En su pequeña casa todo marchaba bien, a pesar de la constante estrechez económica, para el 84 Jaime ya era bachiller y empezaba a cursar sus primeros semestres de derecho en la Universidad Libre. Se sentía agotado pero a la vez satisfecho, con la sensación que le producía leer códigos, memorizarse leyes, escuchar las cátedras de sus maestros y por fin estar cerca de ese mundo ilustrado que a lo largo de su vida persiguió tanto.

Para 1982 conoció a Patricia Puerto, una joven que vivía en el mismo barrio que él. Desde el primer momento en que la vio, en su interior se empezó a librar una lucha interna a causa de su extrema timidez. Una parte suya quería hablarle y entablar una amistad con ella, mientras otra que era mucho más fuerte, provocaba que las manos le sudaran, que los nervios lo carcomieran y que a la larga no pudiera pronunciarle ni una sola palabra.

Pero un día, deliberadamente se llenó de valor y abandonó el lugar común de su existencia, logrando saludarla y preguntándole si quería que la acompañara a tomar el bus.
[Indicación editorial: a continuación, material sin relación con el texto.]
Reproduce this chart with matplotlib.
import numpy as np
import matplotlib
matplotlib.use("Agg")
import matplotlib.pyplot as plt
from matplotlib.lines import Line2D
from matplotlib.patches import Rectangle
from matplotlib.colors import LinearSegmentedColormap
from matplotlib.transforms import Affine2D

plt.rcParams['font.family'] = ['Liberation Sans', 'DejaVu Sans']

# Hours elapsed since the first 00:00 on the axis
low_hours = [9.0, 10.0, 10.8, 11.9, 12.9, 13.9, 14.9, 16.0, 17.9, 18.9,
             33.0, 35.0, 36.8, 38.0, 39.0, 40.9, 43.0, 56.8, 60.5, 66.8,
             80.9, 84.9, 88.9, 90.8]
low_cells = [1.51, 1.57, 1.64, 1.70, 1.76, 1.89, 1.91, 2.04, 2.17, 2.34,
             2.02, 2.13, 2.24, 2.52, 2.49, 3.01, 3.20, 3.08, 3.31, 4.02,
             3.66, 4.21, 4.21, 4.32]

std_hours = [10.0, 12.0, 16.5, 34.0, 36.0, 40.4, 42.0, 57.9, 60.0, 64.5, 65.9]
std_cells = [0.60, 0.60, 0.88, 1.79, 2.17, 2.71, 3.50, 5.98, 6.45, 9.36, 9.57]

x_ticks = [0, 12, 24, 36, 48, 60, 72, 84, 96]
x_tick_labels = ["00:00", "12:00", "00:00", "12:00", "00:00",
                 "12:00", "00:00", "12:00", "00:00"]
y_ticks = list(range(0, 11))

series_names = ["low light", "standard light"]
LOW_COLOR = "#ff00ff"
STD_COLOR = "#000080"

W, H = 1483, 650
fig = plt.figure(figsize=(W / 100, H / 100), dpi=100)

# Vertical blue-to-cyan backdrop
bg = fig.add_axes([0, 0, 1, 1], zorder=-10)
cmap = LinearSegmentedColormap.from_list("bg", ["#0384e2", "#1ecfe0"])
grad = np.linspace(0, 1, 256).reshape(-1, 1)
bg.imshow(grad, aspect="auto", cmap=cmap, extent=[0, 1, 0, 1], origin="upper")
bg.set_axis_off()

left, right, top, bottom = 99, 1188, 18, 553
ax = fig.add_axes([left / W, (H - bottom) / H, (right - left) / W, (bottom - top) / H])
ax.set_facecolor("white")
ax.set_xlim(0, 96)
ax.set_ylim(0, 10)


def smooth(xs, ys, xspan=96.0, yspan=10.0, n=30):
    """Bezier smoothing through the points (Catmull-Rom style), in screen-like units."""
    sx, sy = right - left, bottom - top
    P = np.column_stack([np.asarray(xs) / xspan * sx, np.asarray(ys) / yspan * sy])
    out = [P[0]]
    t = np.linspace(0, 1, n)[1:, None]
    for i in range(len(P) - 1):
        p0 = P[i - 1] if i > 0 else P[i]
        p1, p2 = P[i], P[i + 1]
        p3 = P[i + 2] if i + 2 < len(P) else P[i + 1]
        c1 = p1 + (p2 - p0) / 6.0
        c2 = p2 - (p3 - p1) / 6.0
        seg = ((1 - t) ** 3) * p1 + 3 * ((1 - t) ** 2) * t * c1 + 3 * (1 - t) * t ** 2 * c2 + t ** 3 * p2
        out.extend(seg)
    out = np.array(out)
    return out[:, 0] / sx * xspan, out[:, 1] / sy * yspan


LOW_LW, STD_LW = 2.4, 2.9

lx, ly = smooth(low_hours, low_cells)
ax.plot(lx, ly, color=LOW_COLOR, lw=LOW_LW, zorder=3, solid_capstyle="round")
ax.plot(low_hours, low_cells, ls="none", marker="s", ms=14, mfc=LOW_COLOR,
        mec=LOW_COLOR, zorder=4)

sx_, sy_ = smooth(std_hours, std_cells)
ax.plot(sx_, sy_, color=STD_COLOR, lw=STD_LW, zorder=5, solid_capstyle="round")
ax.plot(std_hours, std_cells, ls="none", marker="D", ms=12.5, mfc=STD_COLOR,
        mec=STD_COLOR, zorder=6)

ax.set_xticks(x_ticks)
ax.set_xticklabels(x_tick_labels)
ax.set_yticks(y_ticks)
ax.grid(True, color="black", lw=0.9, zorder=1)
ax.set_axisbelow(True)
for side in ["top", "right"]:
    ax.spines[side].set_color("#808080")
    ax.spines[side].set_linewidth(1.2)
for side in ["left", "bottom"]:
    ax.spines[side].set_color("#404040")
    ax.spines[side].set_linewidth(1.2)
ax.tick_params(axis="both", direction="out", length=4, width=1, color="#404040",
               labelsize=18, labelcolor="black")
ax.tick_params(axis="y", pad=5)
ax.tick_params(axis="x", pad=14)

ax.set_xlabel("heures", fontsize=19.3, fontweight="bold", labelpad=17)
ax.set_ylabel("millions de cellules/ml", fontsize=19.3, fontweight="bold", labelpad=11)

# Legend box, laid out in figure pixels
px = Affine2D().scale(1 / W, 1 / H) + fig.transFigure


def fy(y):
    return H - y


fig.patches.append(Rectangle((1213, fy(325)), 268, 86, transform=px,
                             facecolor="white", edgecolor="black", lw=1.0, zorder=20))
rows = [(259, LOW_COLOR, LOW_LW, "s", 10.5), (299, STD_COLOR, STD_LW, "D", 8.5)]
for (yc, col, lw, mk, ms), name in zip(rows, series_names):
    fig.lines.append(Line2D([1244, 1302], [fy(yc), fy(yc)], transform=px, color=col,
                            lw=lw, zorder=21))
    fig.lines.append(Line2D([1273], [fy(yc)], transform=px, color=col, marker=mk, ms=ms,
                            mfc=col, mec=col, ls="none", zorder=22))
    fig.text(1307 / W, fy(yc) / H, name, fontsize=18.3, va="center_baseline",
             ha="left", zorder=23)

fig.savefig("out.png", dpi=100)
De ese acto se derivaron una serie de sucesos que le permitieron llegar a uno de los tres momentos más felices de su vida: el nacimiento, en 1987, de su primer hijo, Juan Sebastián.

Durante la década de los 90, su vida empezó a transformarse de una forma que él jamás imaginó. Tras haberse graduado como abogado ingresó nuevamente al sector público, pero esta vez como profesional y años después se graduó con una especialización en seguridad social. La siembra de su cosecha personal también empezó a germinar y cuando Jaime sintió que sus hermanitos ya podían valerse por sí mismos, decidió independizarse comprando un apartamento en compañía de su esposa.
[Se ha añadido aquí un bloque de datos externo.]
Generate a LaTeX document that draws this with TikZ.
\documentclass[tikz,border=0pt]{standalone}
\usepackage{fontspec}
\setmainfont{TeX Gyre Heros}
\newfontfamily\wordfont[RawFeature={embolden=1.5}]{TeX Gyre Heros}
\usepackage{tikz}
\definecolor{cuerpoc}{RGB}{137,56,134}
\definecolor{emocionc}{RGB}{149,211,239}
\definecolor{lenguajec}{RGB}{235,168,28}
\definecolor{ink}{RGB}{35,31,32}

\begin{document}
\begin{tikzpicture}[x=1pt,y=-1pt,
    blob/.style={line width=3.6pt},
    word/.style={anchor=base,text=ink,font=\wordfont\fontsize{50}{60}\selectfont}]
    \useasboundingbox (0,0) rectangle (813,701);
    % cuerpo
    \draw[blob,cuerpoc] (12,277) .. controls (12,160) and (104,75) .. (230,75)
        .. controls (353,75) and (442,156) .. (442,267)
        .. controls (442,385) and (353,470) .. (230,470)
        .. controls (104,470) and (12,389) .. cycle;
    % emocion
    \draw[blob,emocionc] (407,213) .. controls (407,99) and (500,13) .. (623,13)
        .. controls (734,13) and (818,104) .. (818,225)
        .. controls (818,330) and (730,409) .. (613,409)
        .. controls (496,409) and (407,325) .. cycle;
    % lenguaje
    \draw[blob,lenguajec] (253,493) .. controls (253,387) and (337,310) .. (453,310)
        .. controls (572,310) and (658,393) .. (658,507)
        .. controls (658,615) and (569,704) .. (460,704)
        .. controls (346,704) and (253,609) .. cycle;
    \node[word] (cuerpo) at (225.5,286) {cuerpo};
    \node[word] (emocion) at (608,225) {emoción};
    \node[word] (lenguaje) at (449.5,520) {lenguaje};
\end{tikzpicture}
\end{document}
En un abrir y cerrar de ojos, su nuevo hogar se empezó a llenar con juguetes, triciclos, risas, pinturas, fotografías, pañales, biberones, llantos, viajes y juegos de sus tres hijos: Juan Sebastián, Felipe -quien llegó en 1996- y Jaime Esteban -quien nació dos años más tarde-. Sin duda Jaime supo que en todas esas tardes en compañía de ellos y de su esposa vivió sus mejores momentos y que podría pasar así el resto de su vida.

Sin embargo, el tiempo siguió su curso natural y esos tiernos niños se transformaron en jóvenes adultos, los cuales también tenían sueños por cumplir, y que al igual que él, sentían que las oportunidades estaban lejos de casa.
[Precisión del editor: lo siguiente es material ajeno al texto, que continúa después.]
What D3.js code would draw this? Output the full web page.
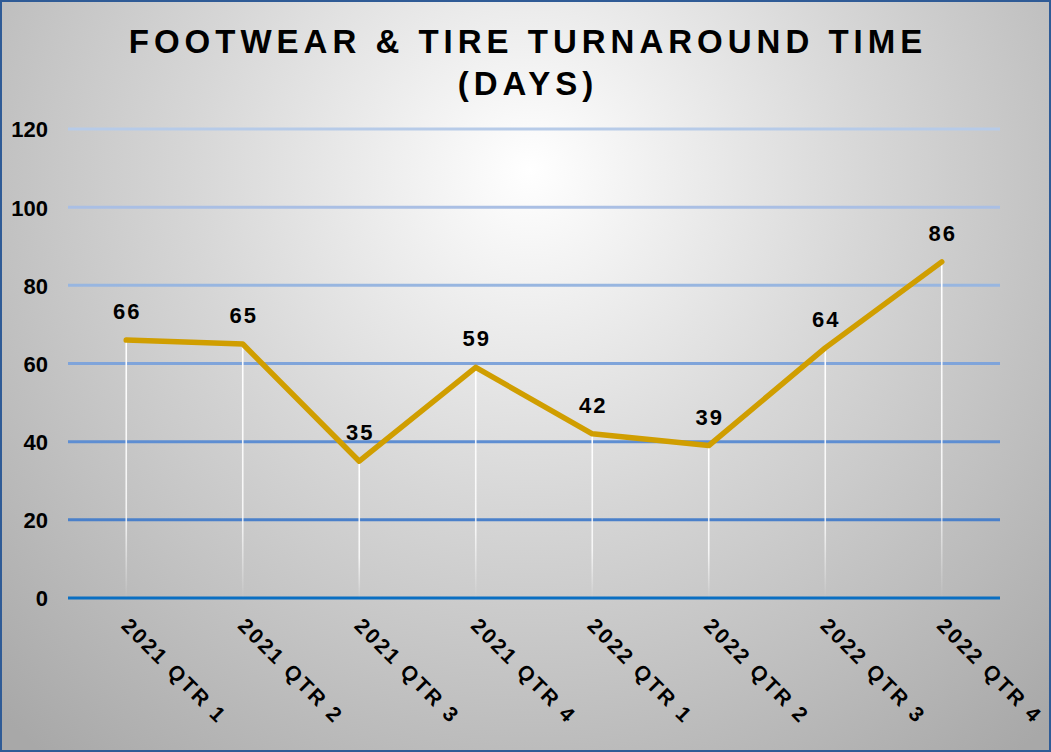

“Es al separarse cuando se siente y se comprende la fuerza con que se ama”- Fiódor Dostoievski.

Jaime con sus hijos, de derecha a izquierda, Juan Sebastián, Jaime Esteban y Felipe.

Cuando Jaime Esteban le anunció que debía partir sin fecha clara de regreso, Jaime sintió un profundo vacío en el pecho, del cual aún no se recupera. En ese instante todo lo que deseó fue que el tiempo se detuviese, que sus hijos volvieran a ser niños, que esos recuerdos jamás se alejaran, que la música se repitiese una y otra vez y que ellos se quedaran por siempre a su lado. Percibió de alguna manera que ellos estaban siguiendo sus pasos y que no podía cortarles las alas, así verlos marchar uno a uno, primero al menor del hogar, luego Juan Sebastián y finalmente a Felipe, le doliera en el alma.

Eventualmente, siente que vive de recuerdos y sabe que sus hijos y las memorias de esa época están consagrados en cada canción que escuchó en esos años, en todas las fotografías que tomó, en cada novela que leyó y en la totalidad de esos momentos cargados de felicidad infinita.

Mientras el tiempo avanza en la vida de Jaime y Jaime avanza en el tiempo, sabe que siempre buscará estar donde sus hijos se encuentren. Mira por la ventana, da un sorbo a su infaltable taza de agua panela, le sonríe a su esposa y contempla la noche de una ciudad tan grande como lo fueron sus sueños.

A veces le gusta recordar a ese joven de la Peña que se sentía como un forastero en su hogar, al que logró sacar a sus ocho hermanos adelante, al que se convirtió en abogado en medio de tanta adversidad, al que fue un esposo y padre entregado y al hombre que tiene mil historias por contar de cada página que ha leído y escrito sobre una vida memorable.